Martlew, Zoë

Berceuse for cello and piano / Salat Babilya for solo cello without bow

Rubrik: Noten
Verlag/Label: Schott, London 2013
erschienen in: das Orchester 07-08/2014 , Seite 72

Zoë Martlew passt in keine Schublade: Die Cellistin tritt solistisch und im Ensemble mit unterschiedlichen Musikstilen auf, performt mit Neue-Musik-Ensembles ebenso wie mit Pop- und Rockmusikern, arbeitet mit Elektronik- und Multimedia-Künstlern, Tänzern, Schauspielern und engagiert sich für musikpädagogische Projekte und Wettbewerbe. Sie komponiert und schreibt, tritt als Kabarettistin auf, arbeitet für Radio und Fernsehen…
So vielfältig Zoë Martlews Persönlichkeit und Tätigkeitsbereich ist, so differenziert gestalten sich auch ihre Kompositionen.

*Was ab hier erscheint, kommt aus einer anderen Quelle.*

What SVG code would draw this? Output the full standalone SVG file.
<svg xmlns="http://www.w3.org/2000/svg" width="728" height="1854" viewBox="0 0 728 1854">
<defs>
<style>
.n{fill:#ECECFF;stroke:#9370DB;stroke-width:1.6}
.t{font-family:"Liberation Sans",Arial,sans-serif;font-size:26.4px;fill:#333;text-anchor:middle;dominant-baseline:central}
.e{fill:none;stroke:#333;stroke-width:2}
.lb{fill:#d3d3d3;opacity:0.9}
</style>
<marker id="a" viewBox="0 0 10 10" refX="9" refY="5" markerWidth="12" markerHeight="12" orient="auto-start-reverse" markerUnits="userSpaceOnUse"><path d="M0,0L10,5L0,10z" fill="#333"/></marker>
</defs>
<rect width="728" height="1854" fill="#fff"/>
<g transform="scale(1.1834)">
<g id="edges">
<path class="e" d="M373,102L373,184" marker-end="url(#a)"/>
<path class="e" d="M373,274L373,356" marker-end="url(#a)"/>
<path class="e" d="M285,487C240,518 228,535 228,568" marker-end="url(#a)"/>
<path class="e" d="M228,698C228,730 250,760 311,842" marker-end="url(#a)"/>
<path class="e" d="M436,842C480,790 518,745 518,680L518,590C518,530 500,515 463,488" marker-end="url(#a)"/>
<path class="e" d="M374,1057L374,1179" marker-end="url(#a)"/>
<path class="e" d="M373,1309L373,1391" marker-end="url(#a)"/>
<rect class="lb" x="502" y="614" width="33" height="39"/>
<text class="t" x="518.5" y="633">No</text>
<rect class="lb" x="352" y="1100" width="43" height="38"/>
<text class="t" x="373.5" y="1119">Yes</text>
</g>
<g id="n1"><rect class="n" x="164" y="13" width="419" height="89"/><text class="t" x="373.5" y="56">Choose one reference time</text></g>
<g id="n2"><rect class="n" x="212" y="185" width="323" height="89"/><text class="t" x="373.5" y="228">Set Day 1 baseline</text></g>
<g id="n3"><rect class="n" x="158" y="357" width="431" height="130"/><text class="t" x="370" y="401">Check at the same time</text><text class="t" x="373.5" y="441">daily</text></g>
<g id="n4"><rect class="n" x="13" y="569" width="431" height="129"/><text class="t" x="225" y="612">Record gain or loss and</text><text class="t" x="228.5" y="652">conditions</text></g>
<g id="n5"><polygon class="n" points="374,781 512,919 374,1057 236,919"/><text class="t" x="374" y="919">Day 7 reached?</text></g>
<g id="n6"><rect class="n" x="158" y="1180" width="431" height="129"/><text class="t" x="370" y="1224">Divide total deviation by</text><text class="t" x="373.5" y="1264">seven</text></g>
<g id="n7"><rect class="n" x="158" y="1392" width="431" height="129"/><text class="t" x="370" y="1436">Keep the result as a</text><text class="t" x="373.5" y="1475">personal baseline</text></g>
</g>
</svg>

Der Schott-Verlag hat nun drei ihrer Werke für Violoncello veröffentlicht, von denen die Berceuse und Salat Babilya hier zur Rezension vorliegen. Beide Werke haben die Grundidee des Wiegenlieds gemeinsam, sind aber in der Ausführung und im Charakter völlig verschieden. Schon der Titel Berceuse verrät den träumerischen und melodiösen Gestus der Komposition für Cello und Klavier. Das Stück ist nur zwei Minuten lang und im romantischen Stil gehalten. Der recht schlichte gesangliche Cellopart wird durch die durchgängigen Achtelakkorde des Klaviers getragen. Die Komposition birgt keinerlei Überraschungen, eignet sich aber sicher als Zugabe oder Klangstudie.

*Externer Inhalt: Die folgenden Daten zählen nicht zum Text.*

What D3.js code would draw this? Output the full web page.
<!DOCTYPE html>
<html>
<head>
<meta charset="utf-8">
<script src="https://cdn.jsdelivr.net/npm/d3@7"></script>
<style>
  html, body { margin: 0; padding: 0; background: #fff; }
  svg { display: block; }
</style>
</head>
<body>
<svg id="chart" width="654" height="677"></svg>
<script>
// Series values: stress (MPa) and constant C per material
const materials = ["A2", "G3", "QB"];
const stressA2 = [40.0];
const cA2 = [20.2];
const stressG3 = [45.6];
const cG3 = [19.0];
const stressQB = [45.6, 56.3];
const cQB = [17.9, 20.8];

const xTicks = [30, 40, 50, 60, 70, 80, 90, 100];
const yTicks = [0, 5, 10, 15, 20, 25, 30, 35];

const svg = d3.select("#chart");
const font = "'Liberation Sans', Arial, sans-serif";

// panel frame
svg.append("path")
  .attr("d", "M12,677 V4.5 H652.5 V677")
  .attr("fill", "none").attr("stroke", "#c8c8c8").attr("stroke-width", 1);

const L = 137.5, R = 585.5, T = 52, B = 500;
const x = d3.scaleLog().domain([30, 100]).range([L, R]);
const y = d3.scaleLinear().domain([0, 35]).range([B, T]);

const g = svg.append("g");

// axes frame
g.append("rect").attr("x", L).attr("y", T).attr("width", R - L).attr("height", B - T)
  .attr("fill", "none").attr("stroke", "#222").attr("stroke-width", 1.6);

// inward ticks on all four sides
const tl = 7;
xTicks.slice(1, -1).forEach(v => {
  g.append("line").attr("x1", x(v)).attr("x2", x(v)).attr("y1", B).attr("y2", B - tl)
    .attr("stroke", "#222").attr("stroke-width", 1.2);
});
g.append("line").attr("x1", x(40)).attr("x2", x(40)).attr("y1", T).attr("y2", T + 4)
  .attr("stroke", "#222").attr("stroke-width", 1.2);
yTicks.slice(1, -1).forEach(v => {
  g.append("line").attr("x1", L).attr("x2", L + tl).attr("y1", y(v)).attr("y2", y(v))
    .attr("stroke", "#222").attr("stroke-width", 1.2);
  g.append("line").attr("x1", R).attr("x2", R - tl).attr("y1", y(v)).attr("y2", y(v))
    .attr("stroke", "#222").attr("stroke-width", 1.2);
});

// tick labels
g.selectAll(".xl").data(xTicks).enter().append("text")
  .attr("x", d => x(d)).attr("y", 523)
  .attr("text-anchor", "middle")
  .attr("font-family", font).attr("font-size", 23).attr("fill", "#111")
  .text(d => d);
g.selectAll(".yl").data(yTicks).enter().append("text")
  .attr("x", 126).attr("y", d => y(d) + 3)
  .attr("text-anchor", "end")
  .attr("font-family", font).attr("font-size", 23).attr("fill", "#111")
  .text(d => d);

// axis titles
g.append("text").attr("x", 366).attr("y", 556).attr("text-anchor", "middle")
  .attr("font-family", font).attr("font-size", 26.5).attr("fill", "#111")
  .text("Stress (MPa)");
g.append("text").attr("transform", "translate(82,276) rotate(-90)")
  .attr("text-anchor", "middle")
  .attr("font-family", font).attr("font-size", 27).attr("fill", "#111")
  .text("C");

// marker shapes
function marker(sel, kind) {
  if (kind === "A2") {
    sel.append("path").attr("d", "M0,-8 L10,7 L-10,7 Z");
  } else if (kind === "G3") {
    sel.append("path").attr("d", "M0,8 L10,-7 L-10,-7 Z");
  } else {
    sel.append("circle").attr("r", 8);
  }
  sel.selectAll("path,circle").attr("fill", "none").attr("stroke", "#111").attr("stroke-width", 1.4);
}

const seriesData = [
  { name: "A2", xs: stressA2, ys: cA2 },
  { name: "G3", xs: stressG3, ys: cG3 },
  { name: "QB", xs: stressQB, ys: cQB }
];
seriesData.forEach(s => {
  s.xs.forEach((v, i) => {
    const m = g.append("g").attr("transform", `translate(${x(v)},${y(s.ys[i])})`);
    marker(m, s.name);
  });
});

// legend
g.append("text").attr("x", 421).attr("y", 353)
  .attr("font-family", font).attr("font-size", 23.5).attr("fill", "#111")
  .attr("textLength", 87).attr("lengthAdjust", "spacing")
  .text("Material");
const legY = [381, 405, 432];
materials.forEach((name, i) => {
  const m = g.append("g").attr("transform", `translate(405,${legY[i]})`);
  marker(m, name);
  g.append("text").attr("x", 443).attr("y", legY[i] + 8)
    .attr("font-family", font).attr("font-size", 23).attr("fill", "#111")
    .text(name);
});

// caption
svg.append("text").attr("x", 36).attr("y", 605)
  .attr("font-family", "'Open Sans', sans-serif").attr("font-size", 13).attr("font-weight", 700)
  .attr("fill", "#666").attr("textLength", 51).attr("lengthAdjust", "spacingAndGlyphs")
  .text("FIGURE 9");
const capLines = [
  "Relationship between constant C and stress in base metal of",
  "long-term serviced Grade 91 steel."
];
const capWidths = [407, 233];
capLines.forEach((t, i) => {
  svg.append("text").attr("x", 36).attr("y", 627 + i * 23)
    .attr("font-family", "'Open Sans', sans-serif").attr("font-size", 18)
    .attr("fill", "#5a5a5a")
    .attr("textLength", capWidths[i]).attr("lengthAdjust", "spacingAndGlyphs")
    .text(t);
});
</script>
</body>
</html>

Bereits der Entstehungshintergrund von Salat Babilya für Cello solo weckt Interesse: Zoë Martlew hat sich hier von einer gleichnamigen Komposition aus dem Irak inspirieren lassen. Diese wurde für die Oud, eine Kurzhalslaute aus dem Orient, geschrieben, um die Kinder in Bagdad während der Bombenangriffe in den Schlaf zu wiegen. Der Titel bedeutet aus dem Arabischen übersetzt „Babylonisches Gebet“.

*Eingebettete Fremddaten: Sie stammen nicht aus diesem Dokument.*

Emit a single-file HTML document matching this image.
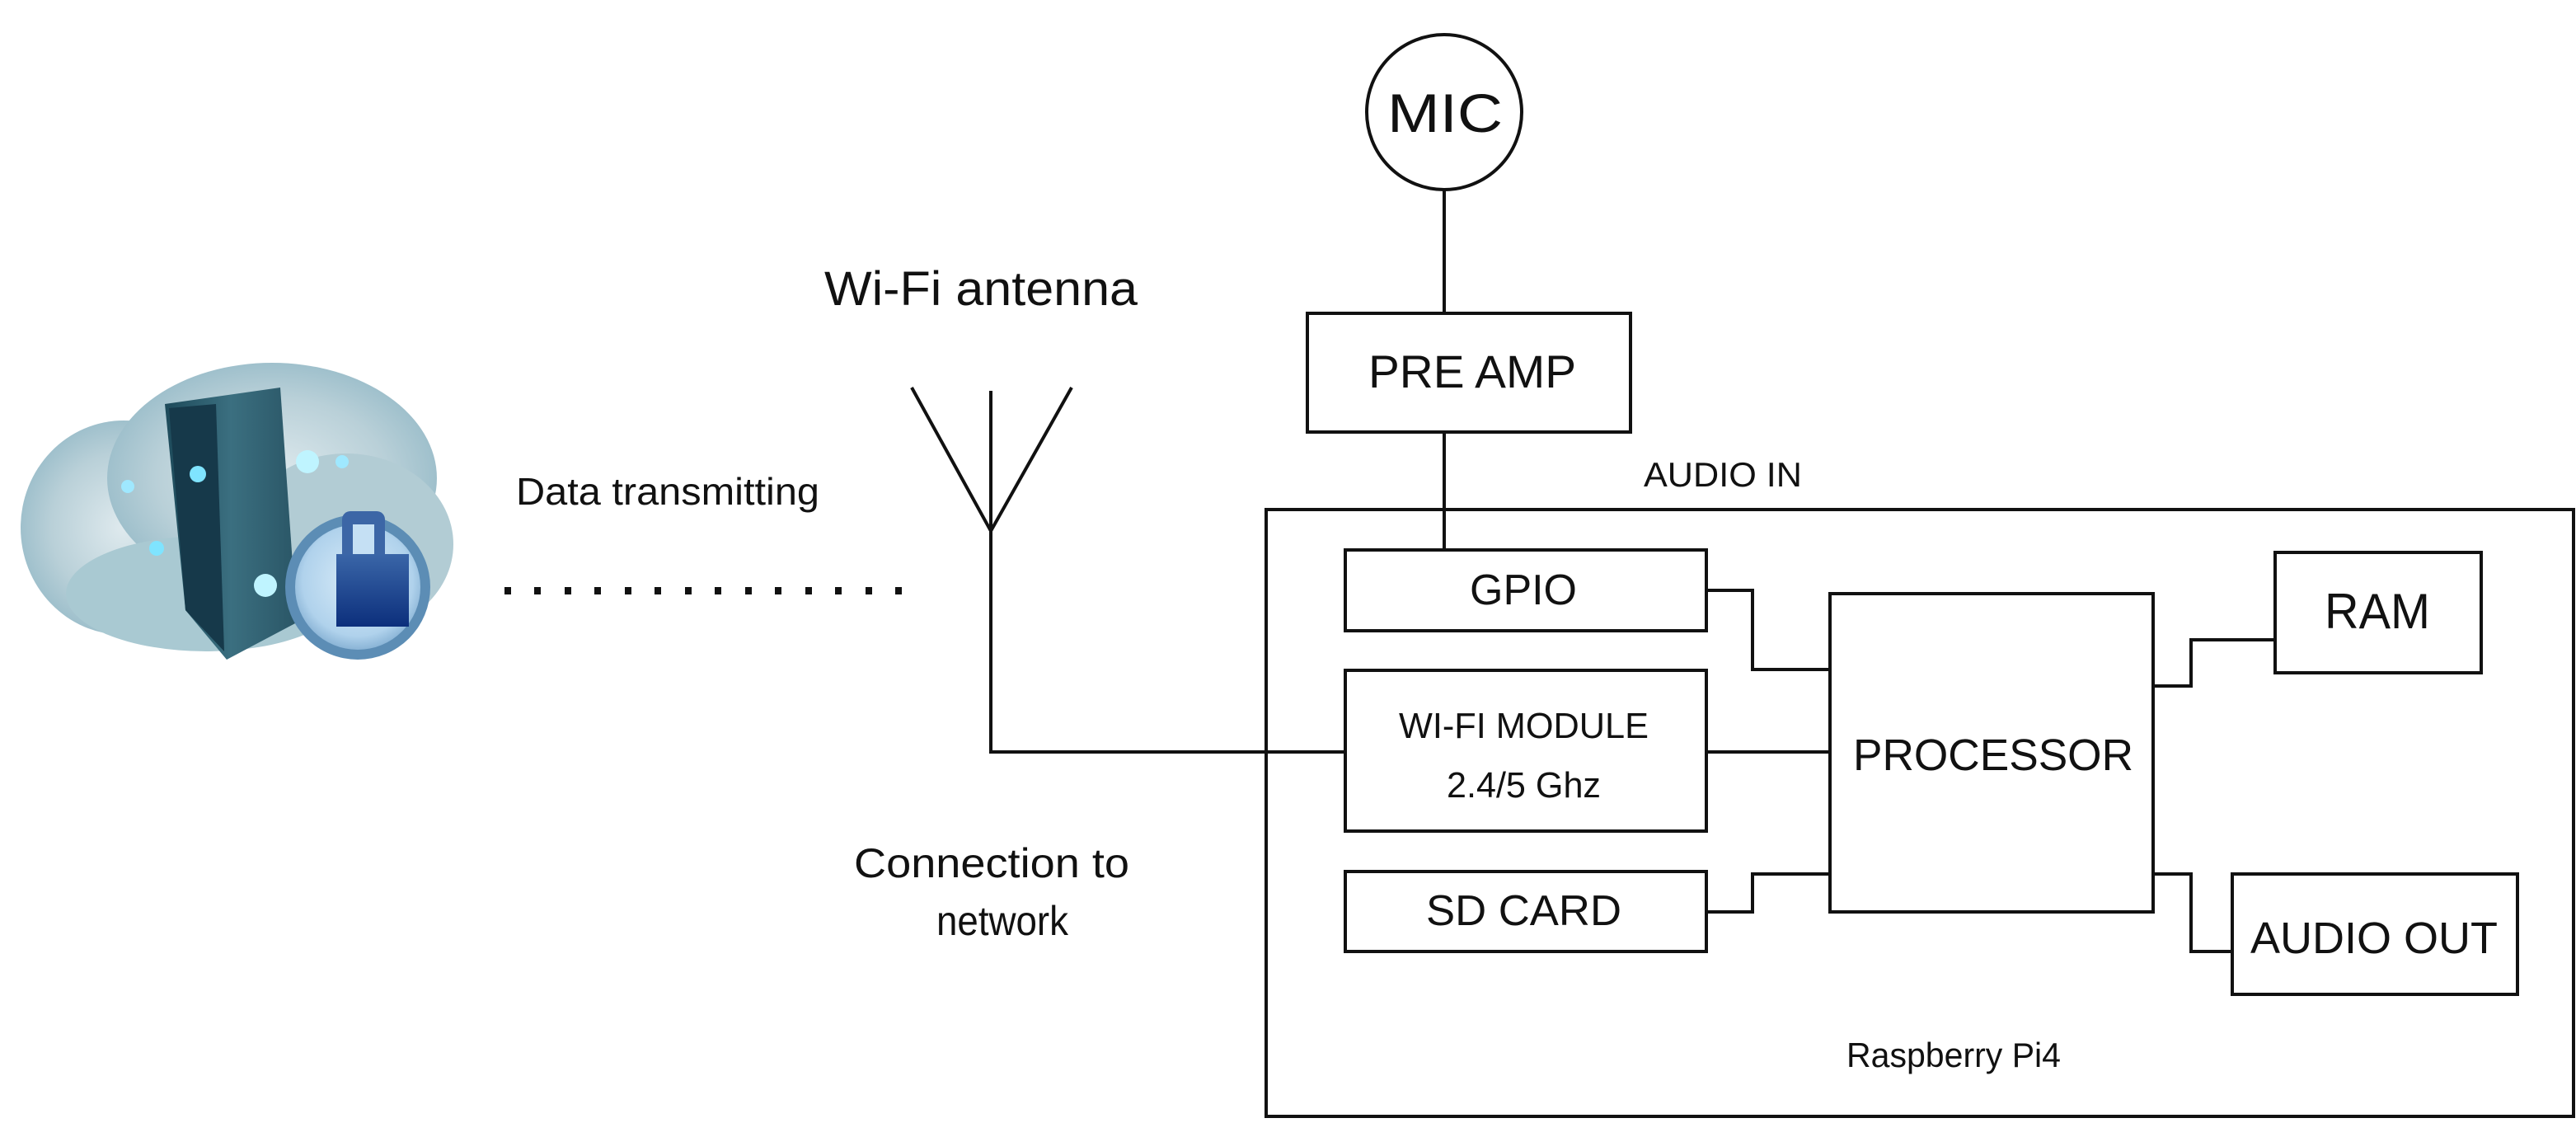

Das Spielen ohne Bogen, „arabische“ Skalen, leere Saiten, Flageoletts und Verzierungen imitieren geschickt den besonderen, sonoren Klang und die Spielweise der Oud. Um jedoch als Cellist diesen Oud-ähnlichen Klang zu erreichen, setzt die Komposition viele Fertigkeiten voraus: den sicheren Umgang mit Vierteltönen und Glissandi, rhythmisches Geschick und vor allem ein flexibles und klingendes Pizzicato in den verschiedenen Zupftechniken. Der Beginn von Salat Babilya stellt durch viele Akkorde und Arpeggien, Verzierungen und Flageolett-Passagen über das ganze Griffbrett die Virtuosität und klangliche Vielfalt der Oud-Spieler vor. Im weiteren Verlauf kennzeichnen die oft latent mehrstimmigen Achtel- und Sechzehntelwellen den wiegenden Charakter des Stücks. Dabei verleihen Glissandi, Verzierungen und rhythmische Akzente Struktur.
Diese außergewöhnliche Komposition ist das nötige Training und die eine oder andere Blase vom Üben durchaus wert. Salat Babilya erweitert gekonnt das Solorepertoire für Violoncello und kann im Konzertprogramm einen Akzent setzen.
Die Website www.zoemartlew.com unterstreicht die schillernden Facetten der Künstlerin und bietet u.a. Klangbeispiele der hier besprochenen Berceuse und Salat Babilya.